──────── INPUT DATA

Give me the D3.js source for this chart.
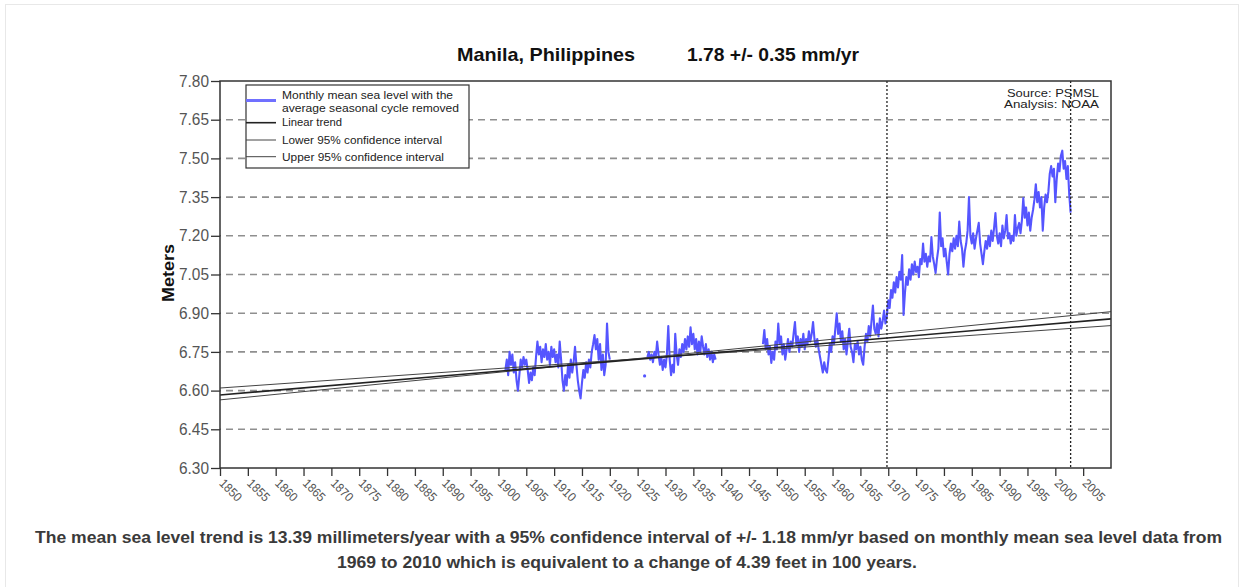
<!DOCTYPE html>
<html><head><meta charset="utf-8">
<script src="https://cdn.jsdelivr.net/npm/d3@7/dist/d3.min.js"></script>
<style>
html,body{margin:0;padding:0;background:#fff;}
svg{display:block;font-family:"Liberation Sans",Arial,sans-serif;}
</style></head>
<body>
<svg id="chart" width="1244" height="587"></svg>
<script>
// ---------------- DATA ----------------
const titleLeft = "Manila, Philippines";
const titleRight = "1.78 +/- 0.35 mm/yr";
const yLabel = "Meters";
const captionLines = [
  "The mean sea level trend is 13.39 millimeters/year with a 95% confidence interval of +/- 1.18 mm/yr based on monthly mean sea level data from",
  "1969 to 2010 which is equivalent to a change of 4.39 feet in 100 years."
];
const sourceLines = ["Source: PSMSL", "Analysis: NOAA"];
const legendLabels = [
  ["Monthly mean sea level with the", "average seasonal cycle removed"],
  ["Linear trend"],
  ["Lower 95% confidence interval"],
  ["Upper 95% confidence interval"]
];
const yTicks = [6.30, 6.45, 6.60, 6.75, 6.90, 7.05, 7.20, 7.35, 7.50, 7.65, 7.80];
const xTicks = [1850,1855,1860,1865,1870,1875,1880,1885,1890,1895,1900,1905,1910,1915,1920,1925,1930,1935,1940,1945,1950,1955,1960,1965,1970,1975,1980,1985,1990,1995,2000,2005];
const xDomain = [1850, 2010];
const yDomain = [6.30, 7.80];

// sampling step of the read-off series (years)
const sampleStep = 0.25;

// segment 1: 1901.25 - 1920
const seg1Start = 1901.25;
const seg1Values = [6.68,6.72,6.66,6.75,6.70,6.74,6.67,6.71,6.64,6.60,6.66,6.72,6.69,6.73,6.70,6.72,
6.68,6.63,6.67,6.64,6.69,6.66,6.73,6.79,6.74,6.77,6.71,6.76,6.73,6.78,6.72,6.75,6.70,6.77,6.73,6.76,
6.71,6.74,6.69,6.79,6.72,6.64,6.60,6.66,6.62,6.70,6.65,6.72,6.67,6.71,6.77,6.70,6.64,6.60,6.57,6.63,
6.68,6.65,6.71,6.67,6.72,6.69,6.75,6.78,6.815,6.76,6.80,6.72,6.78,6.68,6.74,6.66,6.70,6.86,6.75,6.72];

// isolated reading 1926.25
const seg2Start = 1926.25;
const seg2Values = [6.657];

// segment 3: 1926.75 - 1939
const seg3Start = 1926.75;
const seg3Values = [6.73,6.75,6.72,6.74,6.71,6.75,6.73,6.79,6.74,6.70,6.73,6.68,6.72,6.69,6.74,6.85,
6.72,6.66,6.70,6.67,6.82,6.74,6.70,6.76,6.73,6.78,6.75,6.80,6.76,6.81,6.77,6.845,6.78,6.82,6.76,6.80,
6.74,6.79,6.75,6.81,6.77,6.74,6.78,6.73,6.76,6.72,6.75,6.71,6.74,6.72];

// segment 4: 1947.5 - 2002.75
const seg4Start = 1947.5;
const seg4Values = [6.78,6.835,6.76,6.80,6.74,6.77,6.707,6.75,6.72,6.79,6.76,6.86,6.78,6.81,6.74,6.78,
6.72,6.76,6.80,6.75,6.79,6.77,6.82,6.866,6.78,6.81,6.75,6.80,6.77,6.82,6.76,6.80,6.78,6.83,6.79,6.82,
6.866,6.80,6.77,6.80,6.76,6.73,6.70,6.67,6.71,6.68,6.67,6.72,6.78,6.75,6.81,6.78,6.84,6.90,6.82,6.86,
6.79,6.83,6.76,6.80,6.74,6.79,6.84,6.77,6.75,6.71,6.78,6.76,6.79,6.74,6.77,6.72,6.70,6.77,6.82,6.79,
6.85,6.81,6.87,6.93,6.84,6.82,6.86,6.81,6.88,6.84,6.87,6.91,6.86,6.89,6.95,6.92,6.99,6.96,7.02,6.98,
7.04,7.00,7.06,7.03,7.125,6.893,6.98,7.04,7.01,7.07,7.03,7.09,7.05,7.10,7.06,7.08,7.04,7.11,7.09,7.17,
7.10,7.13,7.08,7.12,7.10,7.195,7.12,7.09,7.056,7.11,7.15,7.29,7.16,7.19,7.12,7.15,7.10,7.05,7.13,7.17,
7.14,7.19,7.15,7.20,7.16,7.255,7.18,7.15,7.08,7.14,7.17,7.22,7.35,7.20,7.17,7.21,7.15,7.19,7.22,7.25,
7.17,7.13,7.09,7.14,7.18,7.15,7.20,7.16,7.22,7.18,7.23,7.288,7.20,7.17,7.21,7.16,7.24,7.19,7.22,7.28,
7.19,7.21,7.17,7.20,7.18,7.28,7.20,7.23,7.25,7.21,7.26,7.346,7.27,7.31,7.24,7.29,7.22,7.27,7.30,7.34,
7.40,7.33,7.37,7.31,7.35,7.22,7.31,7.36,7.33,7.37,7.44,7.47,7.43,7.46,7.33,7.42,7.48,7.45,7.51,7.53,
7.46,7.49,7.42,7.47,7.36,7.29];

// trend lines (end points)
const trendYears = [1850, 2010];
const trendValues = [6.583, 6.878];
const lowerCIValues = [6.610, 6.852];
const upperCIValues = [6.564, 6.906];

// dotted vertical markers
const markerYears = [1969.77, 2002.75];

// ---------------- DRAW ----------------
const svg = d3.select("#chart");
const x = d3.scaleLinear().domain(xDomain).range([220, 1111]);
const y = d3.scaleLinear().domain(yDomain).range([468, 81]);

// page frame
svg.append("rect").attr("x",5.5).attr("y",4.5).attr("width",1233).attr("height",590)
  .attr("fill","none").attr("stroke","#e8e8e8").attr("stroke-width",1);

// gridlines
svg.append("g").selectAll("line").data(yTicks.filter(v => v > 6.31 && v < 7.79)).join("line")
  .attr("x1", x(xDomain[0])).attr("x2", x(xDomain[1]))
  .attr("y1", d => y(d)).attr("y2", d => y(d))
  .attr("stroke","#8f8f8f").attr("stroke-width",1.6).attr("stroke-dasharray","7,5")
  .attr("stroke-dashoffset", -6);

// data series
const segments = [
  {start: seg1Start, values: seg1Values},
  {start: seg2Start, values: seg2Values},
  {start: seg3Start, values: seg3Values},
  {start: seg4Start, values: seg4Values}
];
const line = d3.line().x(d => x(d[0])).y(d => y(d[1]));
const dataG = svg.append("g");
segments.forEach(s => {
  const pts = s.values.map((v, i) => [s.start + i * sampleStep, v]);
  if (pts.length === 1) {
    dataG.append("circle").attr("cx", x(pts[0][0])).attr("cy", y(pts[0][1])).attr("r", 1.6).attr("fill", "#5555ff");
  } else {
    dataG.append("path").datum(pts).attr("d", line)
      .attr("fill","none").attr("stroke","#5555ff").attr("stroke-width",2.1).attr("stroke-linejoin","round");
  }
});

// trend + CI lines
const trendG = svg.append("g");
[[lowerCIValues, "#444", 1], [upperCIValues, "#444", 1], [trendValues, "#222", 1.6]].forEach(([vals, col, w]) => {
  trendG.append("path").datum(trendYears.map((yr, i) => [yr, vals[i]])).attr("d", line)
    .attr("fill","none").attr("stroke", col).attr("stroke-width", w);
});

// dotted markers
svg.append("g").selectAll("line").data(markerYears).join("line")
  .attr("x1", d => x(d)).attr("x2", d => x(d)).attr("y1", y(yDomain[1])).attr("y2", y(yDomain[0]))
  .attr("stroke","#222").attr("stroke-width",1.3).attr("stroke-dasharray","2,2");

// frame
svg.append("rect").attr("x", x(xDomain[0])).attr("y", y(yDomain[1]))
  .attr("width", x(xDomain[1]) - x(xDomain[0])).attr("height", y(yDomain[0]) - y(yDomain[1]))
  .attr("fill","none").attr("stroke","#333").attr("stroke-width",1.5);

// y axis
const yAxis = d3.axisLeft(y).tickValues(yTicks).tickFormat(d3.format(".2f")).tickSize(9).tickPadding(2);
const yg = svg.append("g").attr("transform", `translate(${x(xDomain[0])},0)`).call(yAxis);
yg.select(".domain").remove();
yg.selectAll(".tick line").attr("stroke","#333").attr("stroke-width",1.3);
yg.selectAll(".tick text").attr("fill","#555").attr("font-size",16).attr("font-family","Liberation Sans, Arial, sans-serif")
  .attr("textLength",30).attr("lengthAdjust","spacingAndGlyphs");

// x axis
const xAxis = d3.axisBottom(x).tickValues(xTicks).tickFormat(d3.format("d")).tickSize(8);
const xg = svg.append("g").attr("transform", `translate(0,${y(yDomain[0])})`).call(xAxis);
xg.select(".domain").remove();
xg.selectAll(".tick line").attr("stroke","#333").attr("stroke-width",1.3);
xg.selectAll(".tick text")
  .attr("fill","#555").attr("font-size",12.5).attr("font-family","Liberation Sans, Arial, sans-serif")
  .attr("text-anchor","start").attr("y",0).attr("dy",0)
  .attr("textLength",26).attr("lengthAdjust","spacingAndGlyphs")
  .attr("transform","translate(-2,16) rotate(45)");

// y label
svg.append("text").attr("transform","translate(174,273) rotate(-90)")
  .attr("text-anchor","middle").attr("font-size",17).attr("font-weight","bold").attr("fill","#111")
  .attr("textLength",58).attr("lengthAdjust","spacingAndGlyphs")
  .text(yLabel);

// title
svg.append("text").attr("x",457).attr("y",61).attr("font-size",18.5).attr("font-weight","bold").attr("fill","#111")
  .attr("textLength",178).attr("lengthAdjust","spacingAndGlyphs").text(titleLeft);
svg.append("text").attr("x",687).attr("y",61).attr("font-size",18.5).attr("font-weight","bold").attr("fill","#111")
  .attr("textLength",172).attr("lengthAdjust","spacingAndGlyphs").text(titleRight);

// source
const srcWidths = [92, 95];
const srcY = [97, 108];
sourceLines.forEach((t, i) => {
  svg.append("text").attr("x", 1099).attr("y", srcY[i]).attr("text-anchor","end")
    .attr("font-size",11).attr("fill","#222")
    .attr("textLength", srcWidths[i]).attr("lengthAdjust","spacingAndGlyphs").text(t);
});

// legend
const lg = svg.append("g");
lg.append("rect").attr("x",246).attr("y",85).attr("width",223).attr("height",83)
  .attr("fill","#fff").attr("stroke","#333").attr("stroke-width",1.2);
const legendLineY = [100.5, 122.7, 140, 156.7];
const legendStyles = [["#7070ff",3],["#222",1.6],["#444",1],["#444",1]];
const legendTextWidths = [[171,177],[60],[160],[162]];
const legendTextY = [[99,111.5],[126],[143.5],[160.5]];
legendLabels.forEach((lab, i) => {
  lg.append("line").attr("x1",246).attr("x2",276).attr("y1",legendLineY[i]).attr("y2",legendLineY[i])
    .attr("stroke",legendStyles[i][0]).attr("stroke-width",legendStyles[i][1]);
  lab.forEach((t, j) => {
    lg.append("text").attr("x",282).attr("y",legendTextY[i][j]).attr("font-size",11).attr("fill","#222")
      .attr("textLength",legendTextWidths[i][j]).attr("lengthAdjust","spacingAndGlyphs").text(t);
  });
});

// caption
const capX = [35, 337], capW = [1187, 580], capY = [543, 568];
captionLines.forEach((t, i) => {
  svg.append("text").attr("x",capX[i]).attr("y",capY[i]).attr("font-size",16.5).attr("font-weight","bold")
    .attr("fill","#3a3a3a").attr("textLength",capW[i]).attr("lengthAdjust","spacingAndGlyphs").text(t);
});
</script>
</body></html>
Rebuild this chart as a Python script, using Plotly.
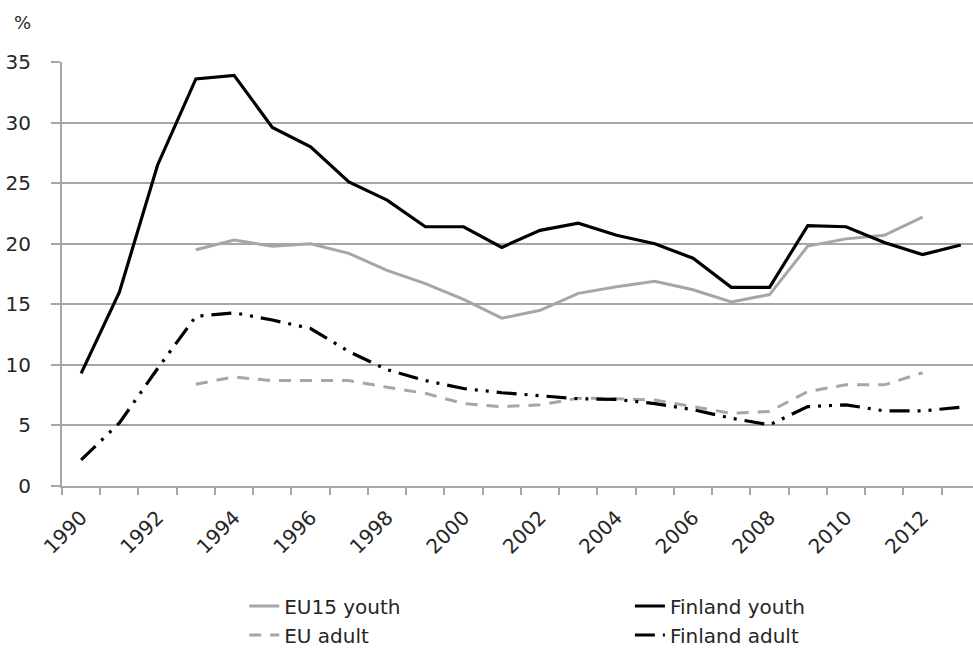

────────────────

- **TASK DESCRIPTION**
Repeat only the lines between the top of the entries above and the line containing "const seg2Values = [6.657];", both ends included, without the pictures.

- **COMPLETE RESPONSE**
Give me the D3.js source for this chart.
<!DOCTYPE html>
<html><head><meta charset="utf-8">
<script src="https://cdn.jsdelivr.net/npm/d3@7/dist/d3.min.js"></script>
<style>
html,body{margin:0;padding:0;background:#fff;}
svg{display:block;font-family:"Liberation Sans",Arial,sans-serif;}
</style></head>
<body>
<svg id="chart" width="1244" height="587"></svg>
<script>
// ---------------- DATA ----------------
const titleLeft = "Manila, Philippines";
const titleRight = "1.78 +/- 0.35 mm/yr";
const yLabel = "Meters";
const captionLines = [
  "The mean sea level trend is 13.39 millimeters/year with a 95% confidence interval of +/- 1.18 mm/yr based on monthly mean sea level data from",
  "1969 to 2010 which is equivalent to a change of 4.39 feet in 100 years."
];
const sourceLines = ["Source: PSMSL", "Analysis: NOAA"];
const legendLabels = [
  ["Monthly mean sea level with the", "average seasonal cycle removed"],
  ["Linear trend"],
  ["Lower 95% confidence interval"],
  ["Upper 95% confidence interval"]
];
const yTicks = [6.30, 6.45, 6.60, 6.75, 6.90, 7.05, 7.20, 7.35, 7.50, 7.65, 7.80];
const xTicks = [1850,1855,1860,1865,1870,1875,1880,1885,1890,1895,1900,1905,1910,1915,1920,1925,1930,1935,1940,1945,1950,1955,1960,1965,1970,1975,1980,1985,1990,1995,2000,2005];
const xDomain = [1850, 2010];
const yDomain = [6.30, 7.80];

// sampling step of the read-off series (years)
const sampleStep = 0.25;

// segment 1: 1901.25 - 1920
const seg1Start = 1901.25;
const seg1Values = [6.68,6.72,6.66,6.75,6.70,6.74,6.67,6.71,6.64,6.60,6.66,6.72,6.69,6.73,6.70,6.72,
6.68,6.63,6.67,6.64,6.69,6.66,6.73,6.79,6.74,6.77,6.71,6.76,6.73,6.78,6.72,6.75,6.70,6.77,6.73,6.76,
6.71,6.74,6.69,6.79,6.72,6.64,6.60,6.66,6.62,6.70,6.65,6.72,6.67,6.71,6.77,6.70,6.64,6.60,6.57,6.63,
6.68,6.65,6.71,6.67,6.72,6.69,6.75,6.78,6.815,6.76,6.80,6.72,6.78,6.68,6.74,6.66,6.70,6.86,6.75,6.72];

// isolated reading 1926.25
const seg2Start = 1926.25;
const seg2Values = [6.657];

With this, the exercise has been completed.